The evidence lies in the energy sector, the traditional backbone of the Russian state. Perun notes that for the oil and gas sector, "just about the only line that went up over the course of the year was the number of Ukrainian drone attacks." This is a devastatingly simple metric that cuts through complex GDP figures. The author highlights that crude oil deliveries to refineries fell to their lowest level in 15 years, a result of both external attacks and internal "unscheduled maintenance."
Critics might argue that Russia has successfully rerouted oil through a shadow fleet, but Perun counters that the price pressure is inescapable. "The average price level for Ural's crude oil is $39.18 a barrel," the author cites from Russian tax data, a figure that has plummeted from the earlier $60 cap. This drop is compounded by currency fluctuations; as the ruble strengthened, the real value of oil revenue in domestic terms collapsed. Perun explains that "the value of that oil fell by more than 50% over the course of the year" when measured in rubles, even as production costs remained static.
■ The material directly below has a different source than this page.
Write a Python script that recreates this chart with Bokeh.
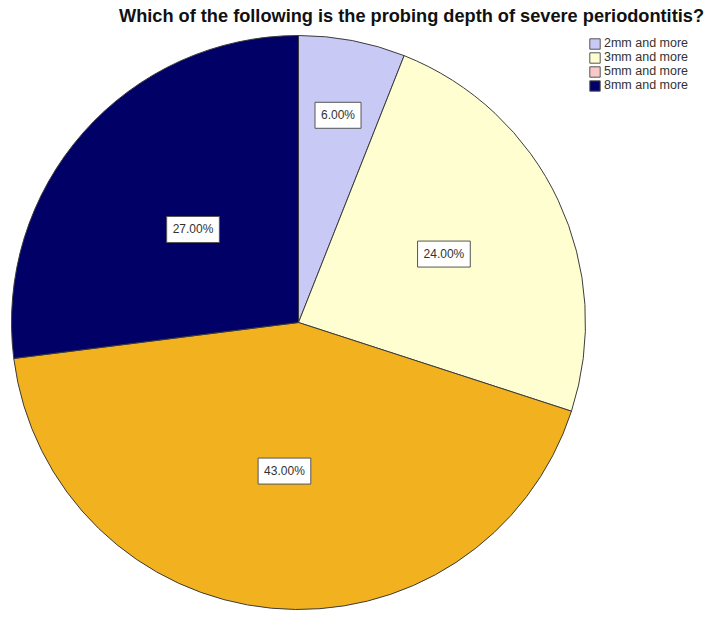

This creates a fiscal hole that no amount of deficit spending can easily fill.
A Two-Speed Economy
The most distinctive insight in the commentary is the concept of a "two-speed economy." Perun argues that we are not looking at a single, cohesive national economy, but rather "a bunch of wartime specific industries and economic activity that are holding the overall stats up" while the rest of the country stagnates.
This duality is visible in manufacturing. While military output ramps up, civilian sectors are being cannibalized. Perun writes, "Russian manufacturing activity actually fell in the latter part of 2025, for example, which is usually not the kind of thing you see from an industrial nation in the midst of a war." The author illustrates this with the automotive sector, where a major manufacturer cut production from 500,000 to 300,000 vehicles, even as the government imposed tariffs on Chinese imports to protect local industry.
The aviation sector offers an even starker example of malinvestment. Perun notes that while the military received new Sukhoi jets, civilian aircraft production was a disaster: "industry was meant to produce about 127 new civilian aircraft... but ultimately they only managed to produce 12 Sukhoi superjets." Instead of modernizing, the industry is resorting to "providing Russian airlines with a number of mothballed Soviet and Russian-made aircraft." This is a temporary fix that Perun rightly identifies as economically painful in the long term, noting that "it's hard to imagine them remaining cost effective in service if those Airbuses and Boeings ever make it back into the Russian market."
Resources have been dedicated for example to providing Russian airlines with a number of mothballed Soviet and Russian-made aircraft. Those aircraft probably wouldn't have a chance in the market if Boeings and Airbuses were still freely available.
The Risk of Exhaustion
The commentary concludes by assessing the risks for 2026. Perun suggests that while the economy isn't collapsing overnight, the margin for error is vanishing. The author writes, "the Russian state just brought in less revenue from oil and gas," and with the 2026 budget predicting a 24% drop in that revenue, the government is walking a tightrope.
The central bank's high interest rates, hovering around 16%, are finally bringing inflation down to 6%, but Perun warns this is a double-edged sword. "Those high interest rates... are having the intended effect," but they also choke off civilian investment. The author posits that the real danger is not a sudden military defeat, but a gradual erosion of the home front's ability to sustain the conflict. As Perun puts it, the situation has deteriorated, but it is "still a long way" from a total breakdown, leaving the war in a precarious state of endurance where both sides are digging in for another year.
Bottom Line
Perun's strongest contribution is the shift from analyzing battlefield momentum to dissecting the fragile economic scaffolding holding up the Russian war machine. The argument's greatest vulnerability is the inherent opacity of Russian data, which forces reliance on official figures that may be optimistic, yet the internal contradictions—such as rising inflation despite high rates and falling civilian output—suggest the underlying trend is real. Readers should watch the 2026 budget execution and the cadence of Ukrainian drone attacks on refineries, as these will be the first indicators of whether the "two-speed economy" can sustain the grind much longer.